▸ WRITTEN TASK: Retype the data exactly, from its first line to the line containing "const fmt = (v)", including both, and skip any picture.

▸ DATA EXCERPT:
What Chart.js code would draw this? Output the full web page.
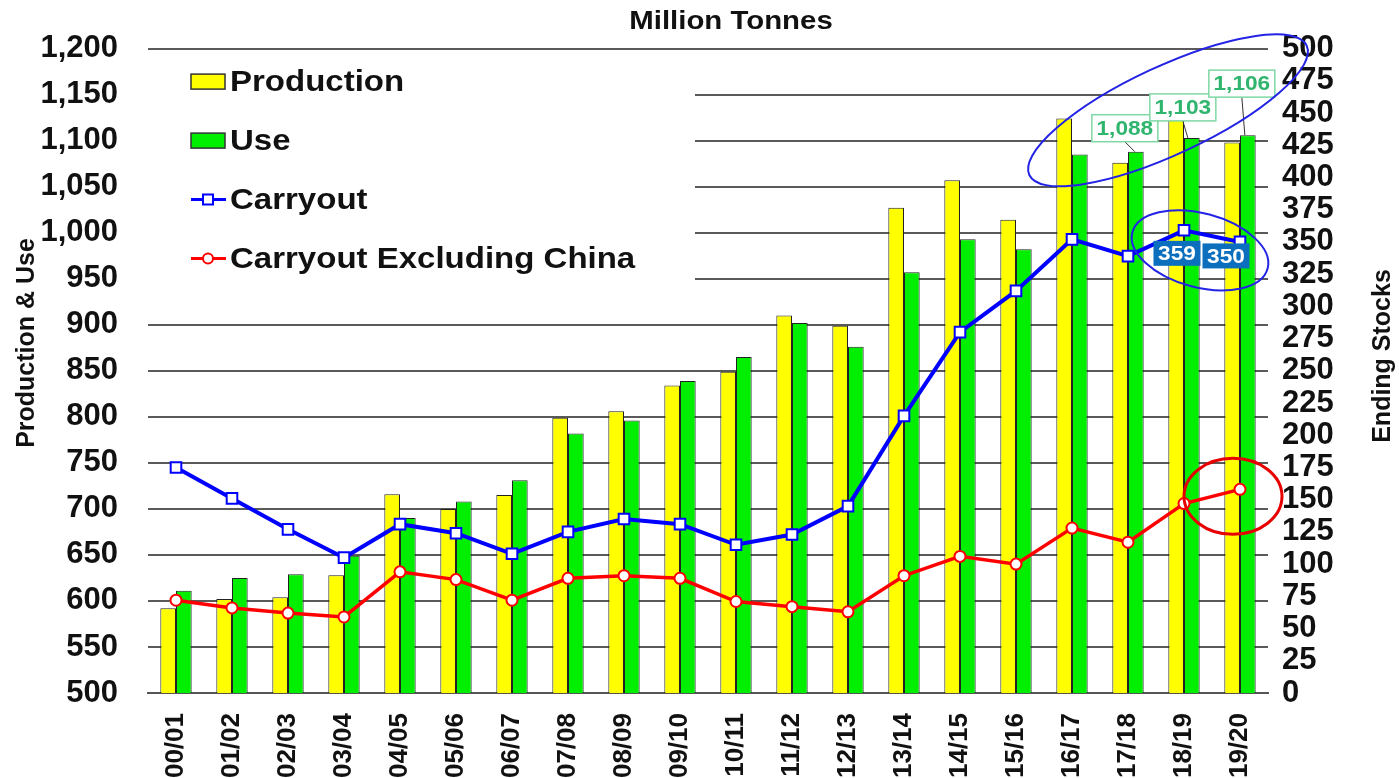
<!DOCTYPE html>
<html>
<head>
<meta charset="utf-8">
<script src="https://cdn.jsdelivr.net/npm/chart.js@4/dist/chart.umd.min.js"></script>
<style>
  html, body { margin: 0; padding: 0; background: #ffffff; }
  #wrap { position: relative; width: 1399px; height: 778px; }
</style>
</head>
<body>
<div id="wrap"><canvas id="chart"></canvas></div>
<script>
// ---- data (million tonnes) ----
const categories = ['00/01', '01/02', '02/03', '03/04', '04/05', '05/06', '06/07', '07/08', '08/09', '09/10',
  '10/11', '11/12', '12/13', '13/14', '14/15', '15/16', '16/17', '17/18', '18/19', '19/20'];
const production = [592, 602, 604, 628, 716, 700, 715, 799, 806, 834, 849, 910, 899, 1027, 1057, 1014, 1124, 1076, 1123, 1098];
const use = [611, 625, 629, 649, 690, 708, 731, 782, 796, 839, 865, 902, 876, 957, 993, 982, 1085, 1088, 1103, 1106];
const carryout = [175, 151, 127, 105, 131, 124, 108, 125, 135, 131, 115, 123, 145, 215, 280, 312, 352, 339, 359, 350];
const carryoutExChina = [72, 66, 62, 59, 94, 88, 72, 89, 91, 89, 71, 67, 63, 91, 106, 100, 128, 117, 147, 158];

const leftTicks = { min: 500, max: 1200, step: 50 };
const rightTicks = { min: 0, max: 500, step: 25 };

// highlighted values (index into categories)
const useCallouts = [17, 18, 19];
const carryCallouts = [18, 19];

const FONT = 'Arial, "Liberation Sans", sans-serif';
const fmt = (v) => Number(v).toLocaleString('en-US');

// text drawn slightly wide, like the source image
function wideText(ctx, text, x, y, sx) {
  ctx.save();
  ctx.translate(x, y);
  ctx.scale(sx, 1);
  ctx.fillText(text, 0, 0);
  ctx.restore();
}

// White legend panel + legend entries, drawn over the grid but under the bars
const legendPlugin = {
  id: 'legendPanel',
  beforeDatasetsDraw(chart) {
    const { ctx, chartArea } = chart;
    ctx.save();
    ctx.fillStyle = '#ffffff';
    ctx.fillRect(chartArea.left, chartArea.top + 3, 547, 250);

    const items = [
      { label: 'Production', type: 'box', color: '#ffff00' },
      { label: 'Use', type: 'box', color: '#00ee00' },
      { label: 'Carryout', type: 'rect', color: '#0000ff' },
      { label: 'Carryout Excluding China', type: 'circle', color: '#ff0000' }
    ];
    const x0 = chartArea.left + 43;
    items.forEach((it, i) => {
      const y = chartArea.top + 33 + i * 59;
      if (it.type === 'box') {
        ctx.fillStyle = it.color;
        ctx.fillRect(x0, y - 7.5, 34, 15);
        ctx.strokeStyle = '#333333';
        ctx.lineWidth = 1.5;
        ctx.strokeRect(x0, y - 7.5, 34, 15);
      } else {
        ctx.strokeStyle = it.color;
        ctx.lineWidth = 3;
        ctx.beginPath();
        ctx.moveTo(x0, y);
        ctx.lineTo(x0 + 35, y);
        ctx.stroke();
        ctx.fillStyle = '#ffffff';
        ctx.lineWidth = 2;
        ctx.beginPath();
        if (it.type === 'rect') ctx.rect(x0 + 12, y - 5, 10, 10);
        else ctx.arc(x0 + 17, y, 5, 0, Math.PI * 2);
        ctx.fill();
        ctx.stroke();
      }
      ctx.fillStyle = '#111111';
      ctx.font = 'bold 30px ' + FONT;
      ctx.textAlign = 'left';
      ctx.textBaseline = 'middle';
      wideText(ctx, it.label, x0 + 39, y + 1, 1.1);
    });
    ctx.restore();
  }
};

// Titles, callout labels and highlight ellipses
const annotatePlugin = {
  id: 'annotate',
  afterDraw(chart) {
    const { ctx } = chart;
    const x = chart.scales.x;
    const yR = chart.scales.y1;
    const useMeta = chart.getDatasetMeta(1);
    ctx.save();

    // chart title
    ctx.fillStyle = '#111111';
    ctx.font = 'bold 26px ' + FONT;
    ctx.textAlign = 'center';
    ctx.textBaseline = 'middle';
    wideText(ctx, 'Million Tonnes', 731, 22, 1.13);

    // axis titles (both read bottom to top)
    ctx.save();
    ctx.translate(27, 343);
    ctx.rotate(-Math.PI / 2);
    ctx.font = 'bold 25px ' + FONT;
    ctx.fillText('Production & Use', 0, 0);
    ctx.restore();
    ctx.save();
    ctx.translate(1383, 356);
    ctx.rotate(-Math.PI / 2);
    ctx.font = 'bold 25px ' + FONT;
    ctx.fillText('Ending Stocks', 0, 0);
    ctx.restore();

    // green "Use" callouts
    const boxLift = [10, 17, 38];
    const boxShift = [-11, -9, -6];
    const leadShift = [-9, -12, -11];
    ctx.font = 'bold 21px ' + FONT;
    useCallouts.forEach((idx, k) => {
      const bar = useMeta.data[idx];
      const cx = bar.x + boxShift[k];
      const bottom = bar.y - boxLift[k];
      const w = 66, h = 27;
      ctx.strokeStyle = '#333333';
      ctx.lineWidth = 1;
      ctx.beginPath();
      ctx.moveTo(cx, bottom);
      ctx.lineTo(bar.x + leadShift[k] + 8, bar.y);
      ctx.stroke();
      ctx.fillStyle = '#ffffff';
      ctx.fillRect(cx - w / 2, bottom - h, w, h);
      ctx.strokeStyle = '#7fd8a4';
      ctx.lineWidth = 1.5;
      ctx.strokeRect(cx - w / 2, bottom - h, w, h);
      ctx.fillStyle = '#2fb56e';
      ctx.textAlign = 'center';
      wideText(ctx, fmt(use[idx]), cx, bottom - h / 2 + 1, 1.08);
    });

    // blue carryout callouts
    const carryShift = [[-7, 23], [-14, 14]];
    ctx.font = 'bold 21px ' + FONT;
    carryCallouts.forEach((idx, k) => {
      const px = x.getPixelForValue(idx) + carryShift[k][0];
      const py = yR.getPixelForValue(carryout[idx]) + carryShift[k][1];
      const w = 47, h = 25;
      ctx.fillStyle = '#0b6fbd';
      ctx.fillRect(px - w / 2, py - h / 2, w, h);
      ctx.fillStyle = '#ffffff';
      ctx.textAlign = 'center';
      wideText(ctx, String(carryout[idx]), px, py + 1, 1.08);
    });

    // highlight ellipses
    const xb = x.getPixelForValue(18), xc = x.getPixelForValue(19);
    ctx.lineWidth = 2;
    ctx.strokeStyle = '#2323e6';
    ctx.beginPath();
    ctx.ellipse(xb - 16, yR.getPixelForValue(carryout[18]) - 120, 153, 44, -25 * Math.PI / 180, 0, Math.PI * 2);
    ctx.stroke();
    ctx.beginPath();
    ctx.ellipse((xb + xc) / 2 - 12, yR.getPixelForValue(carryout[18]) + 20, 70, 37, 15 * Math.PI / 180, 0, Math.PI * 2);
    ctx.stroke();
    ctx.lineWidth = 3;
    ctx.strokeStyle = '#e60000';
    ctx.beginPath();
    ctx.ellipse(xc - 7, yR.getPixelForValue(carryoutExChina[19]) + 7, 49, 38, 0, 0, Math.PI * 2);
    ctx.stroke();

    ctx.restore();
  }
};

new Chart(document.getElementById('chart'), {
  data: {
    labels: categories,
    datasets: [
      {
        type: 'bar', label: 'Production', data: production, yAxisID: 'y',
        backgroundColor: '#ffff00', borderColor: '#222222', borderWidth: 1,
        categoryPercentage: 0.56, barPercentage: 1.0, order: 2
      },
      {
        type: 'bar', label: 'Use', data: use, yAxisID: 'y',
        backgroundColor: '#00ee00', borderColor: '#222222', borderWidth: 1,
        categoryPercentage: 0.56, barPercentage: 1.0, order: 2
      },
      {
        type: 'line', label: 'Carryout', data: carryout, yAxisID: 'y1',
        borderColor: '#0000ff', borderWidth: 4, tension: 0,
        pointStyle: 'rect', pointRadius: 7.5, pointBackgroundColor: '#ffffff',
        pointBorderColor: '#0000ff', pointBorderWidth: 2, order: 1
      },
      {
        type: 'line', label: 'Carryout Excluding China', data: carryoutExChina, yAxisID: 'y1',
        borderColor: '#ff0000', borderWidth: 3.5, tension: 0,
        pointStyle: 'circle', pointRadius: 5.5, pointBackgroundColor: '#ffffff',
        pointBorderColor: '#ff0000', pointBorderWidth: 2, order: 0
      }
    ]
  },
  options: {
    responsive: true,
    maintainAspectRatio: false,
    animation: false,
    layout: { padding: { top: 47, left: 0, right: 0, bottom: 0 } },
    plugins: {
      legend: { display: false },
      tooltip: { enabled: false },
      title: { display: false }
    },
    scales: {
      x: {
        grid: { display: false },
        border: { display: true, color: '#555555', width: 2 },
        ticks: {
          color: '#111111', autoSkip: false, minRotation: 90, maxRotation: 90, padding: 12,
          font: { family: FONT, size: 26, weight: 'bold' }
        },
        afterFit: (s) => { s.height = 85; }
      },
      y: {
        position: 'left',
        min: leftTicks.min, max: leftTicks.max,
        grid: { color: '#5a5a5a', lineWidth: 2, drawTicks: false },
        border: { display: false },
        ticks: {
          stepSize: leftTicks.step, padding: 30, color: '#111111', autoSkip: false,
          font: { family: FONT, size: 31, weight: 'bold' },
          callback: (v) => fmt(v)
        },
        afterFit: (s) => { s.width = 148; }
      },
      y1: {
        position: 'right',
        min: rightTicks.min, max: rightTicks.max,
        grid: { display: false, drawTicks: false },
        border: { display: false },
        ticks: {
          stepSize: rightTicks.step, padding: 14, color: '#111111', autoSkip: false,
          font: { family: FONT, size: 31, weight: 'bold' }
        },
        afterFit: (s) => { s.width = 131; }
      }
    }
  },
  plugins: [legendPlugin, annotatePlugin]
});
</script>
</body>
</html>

▸ COMPLETED TASK:
What Chart.js code would draw this? Output the full web page.
<!DOCTYPE html>
<html>
<head>
<meta charset="utf-8">
<script src="https://cdn.jsdelivr.net/npm/chart.js@4/dist/chart.umd.min.js"></script>
<style>
  html, body { margin: 0; padding: 0; background: #ffffff; }
  #wrap { position: relative; width: 1399px; height: 778px; }
</style>
</head>
<body>
<div id="wrap"><canvas id="chart"></canvas></div>
<script>
// ---- data (million tonnes) ----
const categories = ['00/01', '01/02', '02/03', '03/04', '04/05', '05/06', '06/07', '07/08', '08/09', '09/10',
  '10/11', '11/12', '12/13', '13/14', '14/15', '15/16', '16/17', '17/18', '18/19', '19/20'];
const production = [592, 602, 604, 628, 716, 700, 715, 799, 806, 834, 849, 910, 899, 1027, 1057, 1014, 1124, 1076, 1123, 1098];
const use = [611, 625, 629, 649, 690, 708, 731, 782, 796, 839, 865, 902, 876, 957, 993, 982, 1085, 1088, 1103, 1106];
const carryout = [175, 151, 127, 105, 131, 124, 108, 125, 135, 131, 115, 123, 145, 215, 280, 312, 352, 339, 359, 350];
const carryoutExChina = [72, 66, 62, 59, 94, 88, 72, 89, 91, 89, 71, 67, 63, 91, 106, 100, 128, 117, 147, 158];

const leftTicks = { min: 500, max: 1200, step: 50 };
const rightTicks = { min: 0, max: 500, step: 25 };

// highlighted values (index into categories)
const useCallouts = [17, 18, 19];
const carryCallouts = [18, 19];

const FONT = 'Arial, "Liberation Sans", sans-serif';
const fmt = (v) => Number(v).toLocaleString('en-US');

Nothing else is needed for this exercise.